- _TASK_:
Print the listing as it stands, omitting all images.

- _RECORDED DATA_:

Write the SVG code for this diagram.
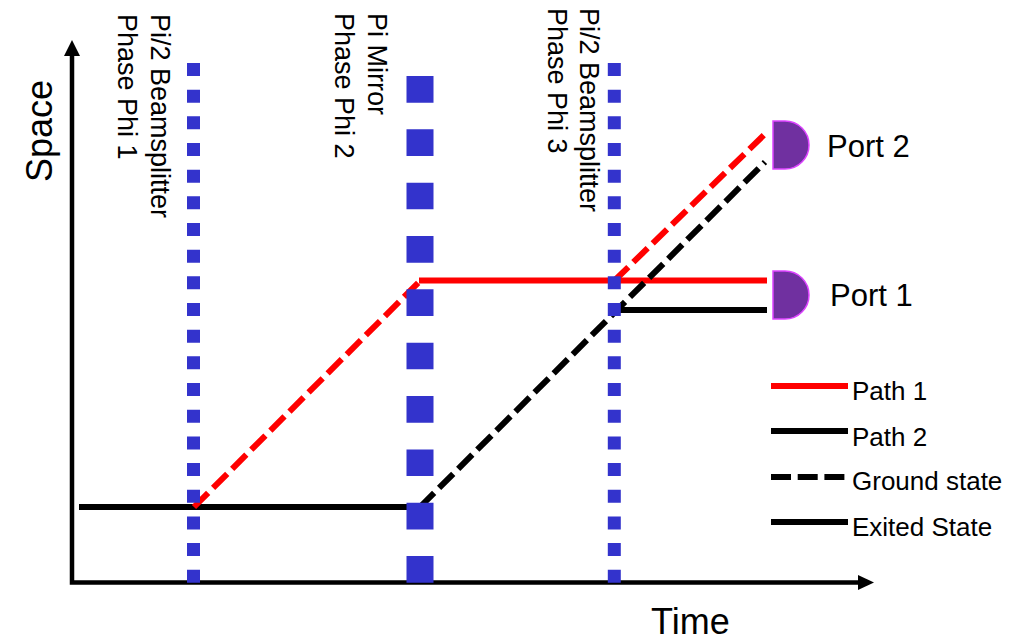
<svg xmlns="http://www.w3.org/2000/svg" width="1021" height="643" viewBox="0 0 1021 643">
<style>
text{font-family:"Liberation Sans",Arial,sans-serif;fill:#000}
.big{font-size:36px}
.lab{font-size:27px}
.port{font-size:31px}
.leg{font-size:26px}
.axis{stroke:#000;stroke-width:4.5;fill:none}
.p{fill:none;stroke-width:6}
.red{stroke:#FF0000}
.blk{stroke:#000}
.dash{stroke-dasharray:20 7}
.bs{stroke:#3333CC;stroke-width:13;stroke-dasharray:13 13.67;fill:none}
.mir{stroke:#3333CC;stroke-width:27;stroke-dasharray:26.67 26.67;fill:none}
.det{fill:#7030A0;stroke:#DD44FF;stroke-width:1.5}
</style>
<rect width="1021" height="643" fill="#fff"/>
<g id="axes">
<path class="axis" d="M72,52 V582.5 H862"/>
<polygon points="72,40 64,56 80,56" fill="#000"/>
<polygon points="874,582.5 858,575 858,590" fill="#000"/>
<text class="big" transform="translate(52,131) rotate(-90)" text-anchor="middle">Space</text>
<text class="big" x="651" y="634">Time</text>
</g>
<g id="connectors">
<line class="p blk" x1="79" y1="507" x2="420" y2="507"/>
<line class="p red dash" x1="194" y1="507" x2="420" y2="281"/>
<line class="p red" x1="419" y1="280.5" x2="767" y2="280.5"/>
<line class="p blk dash" x1="420" y1="507" x2="765" y2="162"/>
<line class="p red dash" x1="614" y1="281" x2="765" y2="134"/>
<line class="p blk" x1="614" y1="310" x2="767" y2="310"/>
</g>
<g id="beamsplitter1">
<line class="bs" x1="193.5" y1="63" x2="193.5" y2="582.7"/>
<text class="lab" transform="translate(151,14) rotate(90)">Pi/2 Beamsplitter</text>
<text class="lab" transform="translate(118,14) rotate(90)">Phase Phi 1</text>
</g>
<g id="mirror">
<line class="mir" x1="420" y1="76" x2="420" y2="582.7"/>
<text class="lab" transform="translate(368,13) rotate(90)">Pi Mirror</text>
<text class="lab" transform="translate(335,13) rotate(90)">Phase Phi 2</text>
</g>
<g id="beamsplitter2">
<line class="bs" x1="614.3" y1="63" x2="614.3" y2="582.7"/>
<text class="lab" transform="translate(580,8) rotate(90)">Pi/2 Beamsplitter</text>
<text class="lab" transform="translate(548,8) rotate(90)">Phase Phi 3</text>
</g>
<g id="port2">
<path class="det" d="M773,121 H785 A24,24 0 0 1 785,169 H773 Z"/>
<text class="port" x="827" y="157">Port 2</text>
</g>
<g id="port1">
<path class="det" d="M773,271 H785 A24,24 0 0 1 785,319 H773 Z"/>
<text class="port" x="830" y="306">Port 1</text>
</g>
<g id="legend">
<line class="p red" x1="771" y1="386" x2="848" y2="386"/>
<text class="leg" x="852" y="400">Path 1</text>
<line class="p blk" x1="771" y1="431" x2="848" y2="431"/>
<text class="leg" x="852" y="446">Path 2</text>
<line class="p blk" x1="771" y1="477" x2="845" y2="477" stroke-dasharray="20 6.7"/>
<text class="leg" x="852" y="490">Ground state</text>
<line class="p blk" x1="771" y1="522" x2="848" y2="522"/>
<text class="leg" x="852" y="536">Exited State</text>
</g>
</svg>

- _RESPONSE_:
Write the SVG code for this diagram.
<svg xmlns="http://www.w3.org/2000/svg" width="1021" height="643" viewBox="0 0 1021 643">
<style>
text{font-family:"Liberation Sans",Arial,sans-serif;fill:#000}
.big{font-size:36px}
.lab{font-size:27px}
.port{font-size:31px}
.leg{font-size:26px}
.axis{stroke:#000;stroke-width:4.5;fill:none}
.p{fill:none;stroke-width:6}
.red{stroke:#FF0000}
.blk{stroke:#000}
.dash{stroke-dasharray:20 7}
.bs{stroke:#3333CC;stroke-width:13;stroke-dasharray:13 13.67;fill:none}
.mir{stroke:#3333CC;stroke-width:27;stroke-dasharray:26.67 26.67;fill:none}
.det{fill:#7030A0;stroke:#DD44FF;stroke-width:1.5}
</style>
<rect width="1021" height="643" fill="#fff"/>
<g id="axes">
<path class="axis" d="M72,52 V582.5 H862"/>
<polygon points="72,40 64,56 80,56" fill="#000"/>
<polygon points="874,582.5 858,575 858,590" fill="#000"/>
<text class="big" transform="translate(52,131) rotate(-90)" text-anchor="middle">Space</text>
<text class="big" x="651" y="634">Time</text>
</g>
<g id="connectors">
<line class="p blk" x1="79" y1="507" x2="420" y2="507"/>
<line class="p red dash" x1="194" y1="507" x2="420" y2="281"/>
<line class="p red" x1="419" y1="280.5" x2="767" y2="280.5"/>
<line class="p blk dash" x1="420" y1="507" x2="765" y2="162"/>
<line class="p red dash" x1="614" y1="281" x2="765" y2="134"/>
<line class="p blk" x1="614" y1="310" x2="767" y2="310"/>
</g>
<g id="beamsplitter1">
<line class="bs" x1="193.5" y1="63" x2="193.5" y2="582.7"/>
<text class="lab" transform="translate(151,14) rotate(90)">Pi/2 Beamsplitter</text>
<text class="lab" transform="translate(118,14) rotate(90)">Phase Phi 1</text>
</g>
<g id="mirror">
<line class="mir" x1="420" y1="76" x2="420" y2="582.7"/>
<text class="lab" transform="translate(368,13) rotate(90)">Pi Mirror</text>
<text class="lab" transform="translate(335,13) rotate(90)">Phase Phi 2</text>
</g>
<g id="beamsplitter2">
<line class="bs" x1="614.3" y1="63" x2="614.3" y2="582.7"/>
<text class="lab" transform="translate(580,8) rotate(90)">Pi/2 Beamsplitter</text>
<text class="lab" transform="translate(548,8) rotate(90)">Phase Phi 3</text>
</g>
<g id="port2">
<path class="det" d="M773,121 H785 A24,24 0 0 1 785,169 H773 Z"/>
<text class="port" x="827" y="157">Port 2</text>
</g>
<g id="port1">
<path class="det" d="M773,271 H785 A24,24 0 0 1 785,319 H773 Z"/>
<text class="port" x="830" y="306">Port 1</text>
</g>
<g id="legend">
<line class="p red" x1="771" y1="386" x2="848" y2="386"/>
<text class="leg" x="852" y="400">Path 1</text>
<line class="p blk" x1="771" y1="431" x2="848" y2="431"/>
<text class="leg" x="852" y="446">Path 2</text>
<line class="p blk" x1="771" y1="477" x2="845" y2="477" stroke-dasharray="20 6.7"/>
<text class="leg" x="852" y="490">Ground state</text>
<line class="p blk" x1="771" y1="522" x2="848" y2="522"/>
<text class="leg" x="852" y="536">Exited State</text>
</g>
</svg>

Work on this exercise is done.